This week I took my second class in home preservation. Not the kind of home preservation where you storm into the bank and make them stop all the foreclosures in your neighborhood so that your own property value doesn’t fall into the black abyss of no return.

Rather, the class covered how to can fruits and tomatoes in a hot water bath and the week before was how to can jams/jellies and how to freeze vegetables and fruits. Why take these classes?

  1. It may be the end of the world and I’m gonna want some fruit.
  2. It is kinda stupid to grow food and throw away what you can’t eat. Like investing in the stock market.
  3. You never know what they really put in those cans you buy at the grocery store, especially anything from China.

A long time ago, I canned some strawberry jam. Otherwise, I have mostly frozen my garden produce or stored it. Last summer I tried to make refrigerator pickles that were put in jars, but stored in the fridge. These jars of pickles became fizzing stink bombs, needless to say, no pickles for us.

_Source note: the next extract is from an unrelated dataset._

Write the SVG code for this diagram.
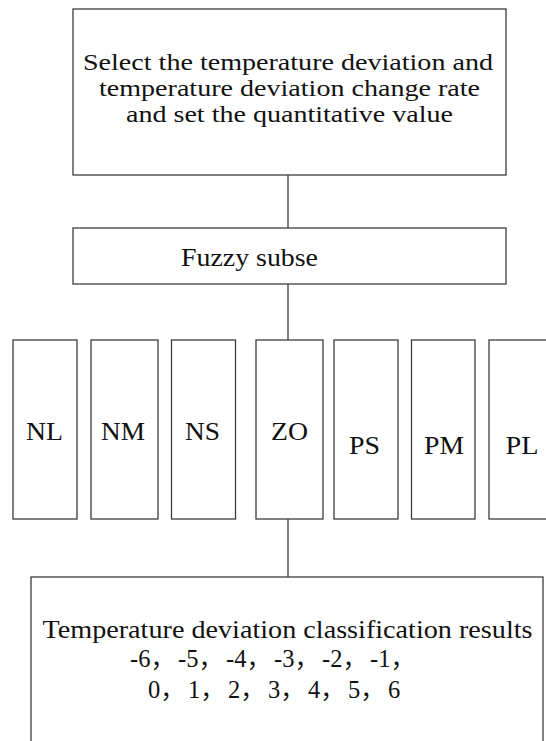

It is not that hard to make your own jams/jellies and can your own tomatoes and fruits. There is also pectin now for freezer jam and last weekend, I made 5 jars of blueberry freezer jam. It is much cheaper to make your own jam.  Even if you have to buy the fruit. For instance, I needed 5 cups of crushed blueberries, the pectin, and the fancy twist-on-caps freezer jars. I spent 8.69$ to make 15$ worth of jam and next year, I will not need to buy jars again. Hopefully, if the bees ever make a comeback, I will grow enough blueberries again to produce jam. It’s not looking good this year for blueberries here.

Our teacher shared many enlightened stories in case we were mentally impaired. For instance, canning in a hot water bath is never done in the bathroom. The bathtub is not where you work at. What a revelation! We also learned not to use Alzheimer inflicting aluminum pans and instruments when canning tomatoes after we did so in our hands-on classroom. I mean she actually made us use an aluminum pan to make salsa in. I could feel the aluminum robbing my capacity to remember what I was learning as I breathed in the salsa fumes cooking in the pan.

I am going to work on adding to my horde soon. Apricot jam. Blueberry Jam. Peaches. Pears. Tomatoes. Canned to store on a shelf. Hopefully, raspberry jam from my patch, but I’m worried about not seeing a lot of fruit.

Do you ever wonder if there is some kind of mass conspiracy to prevent us from being able to grow our own food? I mean, what is it with the weather? I truly have no idea what will grow in my garden this year because of this freaky weather. And how about GMO seeds- seeds that grow produce that have sterile seeds and cannot grow without being sprayed with cancer inducing pesticides? And what has happened to our bees? No bees, no pollinization, no fruit/vegetables.

When you work your tush off planting non GMO seeds and hoeing and weeding and siccing the chickens on the slugs and snails that are taking over the world and spraying NEEM oil and picking the bugs off by hand and there is not much food produced as a result, there is something going on. Don’t you think?

I figure if the aliens invade, or if they declare Martial Law, or if hyper-inflation brings out the wheelbarrows to haul our dollars in, my family and I can hide in the basement and eat jam out of the jar.